И свидание было ещё не последней её услугой гонителям поэта. В ноябре того же года по Петербургу пополз гнусный пасквиль – подложный диплом на звание рогоносца, разосланный по почте друзьям Пушкина. Иные исследователи (и в их числе пушкинист Вадим Старк) прямо указывали на Идалию как на сочинительницу той мерзости. Доказать до конца не удалось, и в науке обвинение доныне не закрепилось. Но отчего, спрашивается, подозрение так упрямо липло именно к ней?
Дуэль на Чёрной речке решила дело. Рука Дантеса не дрогнула – через два дня поэта не стало. Весь мыслящий Петербург погрузился в скорбь…
А Мадам Интрига? Та полагала, что Пушкин получил по заслугам, и сожаления в ней не было ни на грош. С Дантесом, виновником несчастья, она и после переписывалась, навещала его семейство за границей, любовалась его детьми…
Один из первых биографов поэта, зачинатель пушкиноведения Пётр Бартенев, записал об Идалии коротко и страшно: она «питала совершенно исключительное чувство ненависти к самой памяти Пушкина».
Гроза отгремела, а жизнь Идалии Григорьевны покатилась дальше – долгая, длиннее иной счастливой. Овдовев, перебралась она на юг, в Одессу, под крыло единокровного брата, графа Александра Строганова, что правил тогда Новороссийским краем.
Жила она богато и безмятежно, окружённая роднёю и почётом. Там, на тёплом берегу, и доживала она свой век в довольстве, в холе (чего иные праведники не знавали). Казалось бы, чего ещё желать на склоне дней?

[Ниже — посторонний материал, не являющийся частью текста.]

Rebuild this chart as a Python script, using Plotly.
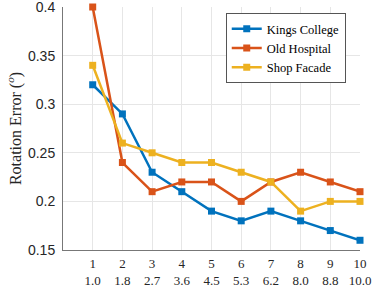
import plotly.graph_objects as go

x = [1, 2, 3, 4, 5, 6, 7, 8, 9, 10]
x_labels2 = ["1.0", "1.8", "2.7", "3.6", "4.5", "5.3", "6.2", "8.0", "8.8", "10.0"]
kings = [0.32, 0.29, 0.23, 0.21, 0.19, 0.18, 0.19, 0.18, 0.17, 0.16]
hospital = [0.40, 0.24, 0.21, 0.22, 0.22, 0.20, 0.22, 0.23, 0.22, 0.21]
shop = [0.34, 0.26, 0.25, 0.24, 0.24, 0.23, 0.22, 0.19, 0.20, 0.20]

series = [("Kings College", kings, "#0072BD"),
          ("Old Hospital", hospital, "#D95319"),
          ("Shop Facade", shop, "#EDB120")]

fig = go.Figure()
for name, vals, col in series:
    fig.add_trace(go.Scatter(x=x, y=vals, name=name, mode="lines+markers",
                             line=dict(color=col, width=2.5),
                             marker=dict(symbol="square", size=7, color=col),
                             cliponaxis=False))

serif = "Liberation Serif"
fig.update_layout(
    width=374, height=286,
    margin=dict(l=63, r=14, t=7, b=36),
    plot_bgcolor="white", paper_bgcolor="white",
    legend=dict(x=0.952, y=0.975, xanchor="right", yanchor="top",
                bgcolor="white", bordercolor="#555555", borderwidth=1,
                font=dict(family=serif, size=12.5, color="black"),
                tracegroupgap=0, itemwidth=30),
    xaxis=dict(range=[0, 10], tickmode="array", tickvals=x,
               ticktext=[f"{a}<br>{b}" for a, b in zip(x, x_labels2)],
               showgrid=True, gridcolor="#E6E6E6", gridwidth=1,
               showline=True, linecolor="#777777", linewidth=1,
               ticks="", zeroline=False, automargin=False,
               ticklabeloverflow="allow", ticklabelstandoff=1,
               tickfont=dict(family=serif, size=13, color="#262626")),
    yaxis=dict(range=[0.15, 0.4], tickvals=[0.15, 0.2, 0.25, 0.3, 0.35, 0.4],
               ticktext=["0.15", "0.2", "0.25", "0.3", "0.35", "0.4"],
               showgrid=True, gridcolor="#E6E6E6", gridwidth=1,
               showline=True, linecolor="#777777", linewidth=1,
               ticks="", zeroline=False, automargin=False, ticklabelstandoff=4,
               ticklabeloverflow="allow",
               tickfont=dict(family="Liberation Sans", size=14, color="#262626"),
               title=dict(text="Rotation Error (<sup><i>o</i></sup>)", standoff=2,
                          font=dict(family=serif, size=16, color="#262626"))),
)
fig.write_html("out.html", config={"displayModeBar": False},
               post_script="document.body.style.margin='0px';document.body.style.overflow='hidden';")
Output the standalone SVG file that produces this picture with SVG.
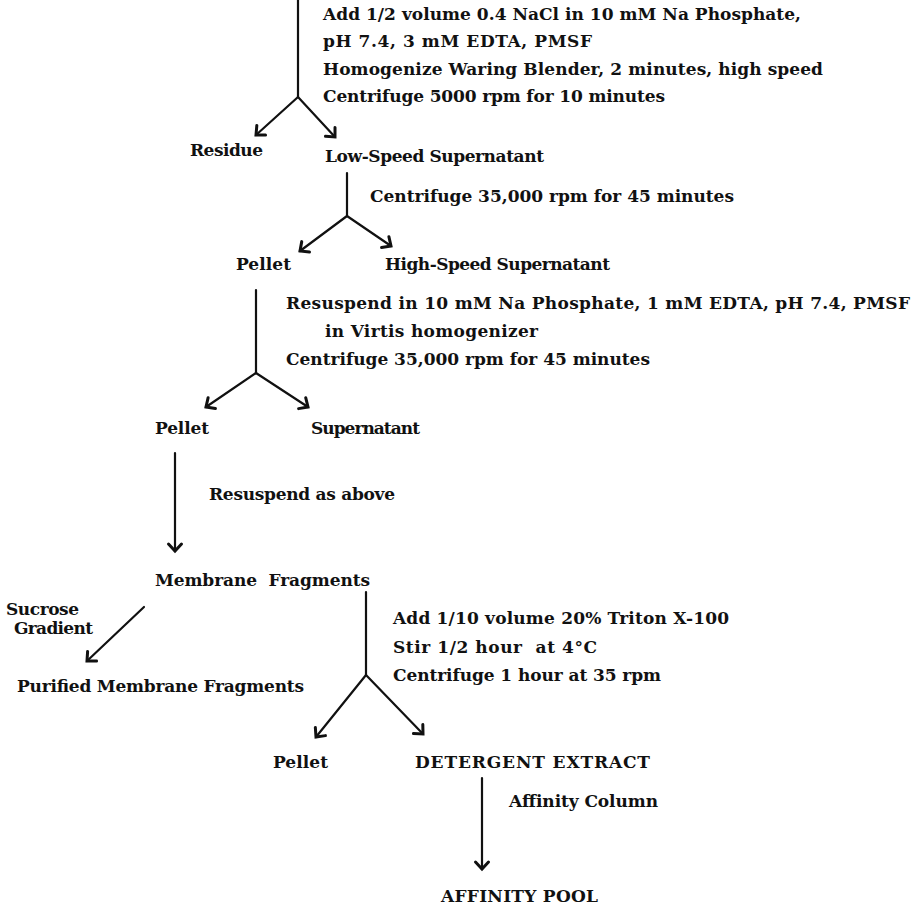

Но всякий раз, как имя Пушкина долетало до неё из газет, старуху так и передёргивало…
Иные ненависти выгорают со временем, как угли в остывшем камине. Эта не выгорела. Полвека спустя, дряхлой старухой в южном городе, она всё ещё рвалась плюнуть на бронзу, в которую Россия отлила своего первого поэта. Бывают, видно, сердца, которым теплее всего в собственной злобе, её одну они и берегут до последнего часа, как последнее своё достояние.